━━━ Dataset content ━━━
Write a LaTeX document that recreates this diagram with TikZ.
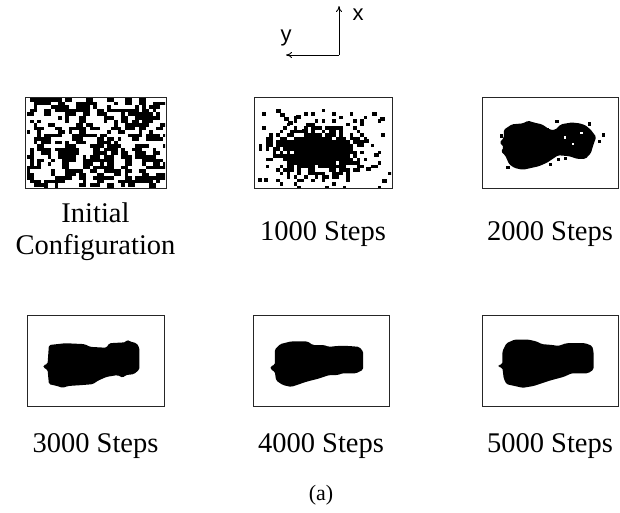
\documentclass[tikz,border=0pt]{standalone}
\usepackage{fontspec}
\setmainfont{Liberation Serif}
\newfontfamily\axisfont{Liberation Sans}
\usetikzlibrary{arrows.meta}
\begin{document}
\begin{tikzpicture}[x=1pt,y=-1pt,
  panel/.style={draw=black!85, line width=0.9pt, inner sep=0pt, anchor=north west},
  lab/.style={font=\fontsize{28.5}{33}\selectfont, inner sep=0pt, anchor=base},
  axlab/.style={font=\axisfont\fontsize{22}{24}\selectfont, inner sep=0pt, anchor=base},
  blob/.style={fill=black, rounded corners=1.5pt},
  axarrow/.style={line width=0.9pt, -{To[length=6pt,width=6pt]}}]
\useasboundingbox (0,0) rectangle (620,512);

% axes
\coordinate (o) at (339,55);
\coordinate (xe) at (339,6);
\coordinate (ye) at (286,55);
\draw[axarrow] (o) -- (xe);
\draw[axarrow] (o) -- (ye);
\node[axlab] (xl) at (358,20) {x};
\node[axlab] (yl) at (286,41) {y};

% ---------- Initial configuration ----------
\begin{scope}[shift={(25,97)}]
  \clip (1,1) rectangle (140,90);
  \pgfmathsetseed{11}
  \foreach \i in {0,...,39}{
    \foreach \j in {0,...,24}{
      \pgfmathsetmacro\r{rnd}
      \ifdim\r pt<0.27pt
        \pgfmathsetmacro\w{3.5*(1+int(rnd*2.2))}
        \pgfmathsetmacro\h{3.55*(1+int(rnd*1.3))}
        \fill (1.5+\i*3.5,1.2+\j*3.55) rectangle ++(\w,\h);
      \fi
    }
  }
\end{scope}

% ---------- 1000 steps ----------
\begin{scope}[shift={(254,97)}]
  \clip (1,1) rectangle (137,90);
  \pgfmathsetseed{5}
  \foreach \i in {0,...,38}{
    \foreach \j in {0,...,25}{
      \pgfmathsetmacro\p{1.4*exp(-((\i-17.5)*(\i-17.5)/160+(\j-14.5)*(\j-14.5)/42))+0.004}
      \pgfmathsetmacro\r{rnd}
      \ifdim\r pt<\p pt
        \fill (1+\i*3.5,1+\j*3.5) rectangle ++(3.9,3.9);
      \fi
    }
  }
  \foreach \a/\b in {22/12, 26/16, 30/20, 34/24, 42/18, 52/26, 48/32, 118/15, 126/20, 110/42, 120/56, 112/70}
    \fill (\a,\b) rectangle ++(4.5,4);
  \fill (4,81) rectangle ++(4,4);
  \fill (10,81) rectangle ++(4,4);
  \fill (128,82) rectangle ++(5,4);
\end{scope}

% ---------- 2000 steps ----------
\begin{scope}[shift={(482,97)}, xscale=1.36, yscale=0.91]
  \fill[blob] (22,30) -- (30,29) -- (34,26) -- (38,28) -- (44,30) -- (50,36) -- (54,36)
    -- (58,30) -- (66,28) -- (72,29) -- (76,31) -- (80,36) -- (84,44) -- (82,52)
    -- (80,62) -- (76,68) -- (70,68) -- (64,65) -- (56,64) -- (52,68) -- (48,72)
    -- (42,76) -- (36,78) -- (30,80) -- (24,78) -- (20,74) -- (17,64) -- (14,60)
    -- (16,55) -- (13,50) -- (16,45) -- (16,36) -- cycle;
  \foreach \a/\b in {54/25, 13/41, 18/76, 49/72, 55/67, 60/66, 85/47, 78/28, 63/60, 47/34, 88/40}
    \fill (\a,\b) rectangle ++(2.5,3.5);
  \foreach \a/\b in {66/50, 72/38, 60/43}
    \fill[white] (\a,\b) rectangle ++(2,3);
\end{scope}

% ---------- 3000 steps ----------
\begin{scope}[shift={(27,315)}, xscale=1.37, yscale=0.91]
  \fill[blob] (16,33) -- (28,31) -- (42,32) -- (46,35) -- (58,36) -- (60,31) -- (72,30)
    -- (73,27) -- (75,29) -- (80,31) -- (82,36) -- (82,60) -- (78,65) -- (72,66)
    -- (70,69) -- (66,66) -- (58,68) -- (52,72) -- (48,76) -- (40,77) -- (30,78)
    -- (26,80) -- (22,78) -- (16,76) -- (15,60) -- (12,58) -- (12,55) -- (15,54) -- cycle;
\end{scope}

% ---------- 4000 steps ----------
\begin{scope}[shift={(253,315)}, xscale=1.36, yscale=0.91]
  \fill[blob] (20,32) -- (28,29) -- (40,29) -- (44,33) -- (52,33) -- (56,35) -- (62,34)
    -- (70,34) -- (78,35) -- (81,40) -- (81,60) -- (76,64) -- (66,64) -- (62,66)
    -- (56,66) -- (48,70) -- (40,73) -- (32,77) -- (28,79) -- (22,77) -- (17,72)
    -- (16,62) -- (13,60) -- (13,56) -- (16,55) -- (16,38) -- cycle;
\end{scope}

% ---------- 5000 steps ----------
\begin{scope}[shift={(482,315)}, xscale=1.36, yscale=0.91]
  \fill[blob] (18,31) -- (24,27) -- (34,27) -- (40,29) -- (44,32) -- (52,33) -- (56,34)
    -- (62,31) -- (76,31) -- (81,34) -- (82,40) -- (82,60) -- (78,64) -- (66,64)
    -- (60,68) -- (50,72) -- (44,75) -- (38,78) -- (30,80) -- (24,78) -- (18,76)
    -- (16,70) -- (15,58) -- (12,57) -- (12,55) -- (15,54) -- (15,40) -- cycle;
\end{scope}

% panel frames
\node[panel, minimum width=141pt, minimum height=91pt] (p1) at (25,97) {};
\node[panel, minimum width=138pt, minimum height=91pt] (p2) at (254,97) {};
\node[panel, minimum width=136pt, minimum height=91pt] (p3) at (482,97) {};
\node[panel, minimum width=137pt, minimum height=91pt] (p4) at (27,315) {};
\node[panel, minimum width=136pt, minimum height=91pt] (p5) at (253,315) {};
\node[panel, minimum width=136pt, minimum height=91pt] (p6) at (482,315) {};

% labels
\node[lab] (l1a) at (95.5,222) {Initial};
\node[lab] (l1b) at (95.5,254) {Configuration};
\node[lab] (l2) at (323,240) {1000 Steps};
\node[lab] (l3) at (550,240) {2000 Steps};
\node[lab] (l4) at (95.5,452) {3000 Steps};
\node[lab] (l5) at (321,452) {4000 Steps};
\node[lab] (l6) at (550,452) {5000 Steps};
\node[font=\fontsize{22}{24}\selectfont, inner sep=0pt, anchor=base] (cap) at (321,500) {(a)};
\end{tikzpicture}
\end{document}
━━━
Short problem: Repeat the lines above, starting at the first and stopping after the line that holds "(0,0) rectangle (620,512);", with the pictures left out.

Task solution:
Write a LaTeX document that recreates this diagram with TikZ.
\documentclass[tikz,border=0pt]{standalone}
\usepackage{fontspec}
\setmainfont{Liberation Serif}
\newfontfamily\axisfont{Liberation Sans}
\usetikzlibrary{arrows.meta}
\begin{document}
\begin{tikzpicture}[x=1pt,y=-1pt,
  panel/.style={draw=black!85, line width=0.9pt, inner sep=0pt, anchor=north west},
  lab/.style={font=\fontsize{28.5}{33}\selectfont, inner sep=0pt, anchor=base},
  axlab/.style={font=\axisfont\fontsize{22}{24}\selectfont, inner sep=0pt, anchor=base},
  blob/.style={fill=black, rounded corners=1.5pt},
  axarrow/.style={line width=0.9pt, -{To[length=6pt,width=6pt]}}]
\useasboundingbox (0,0) rectangle (620,512);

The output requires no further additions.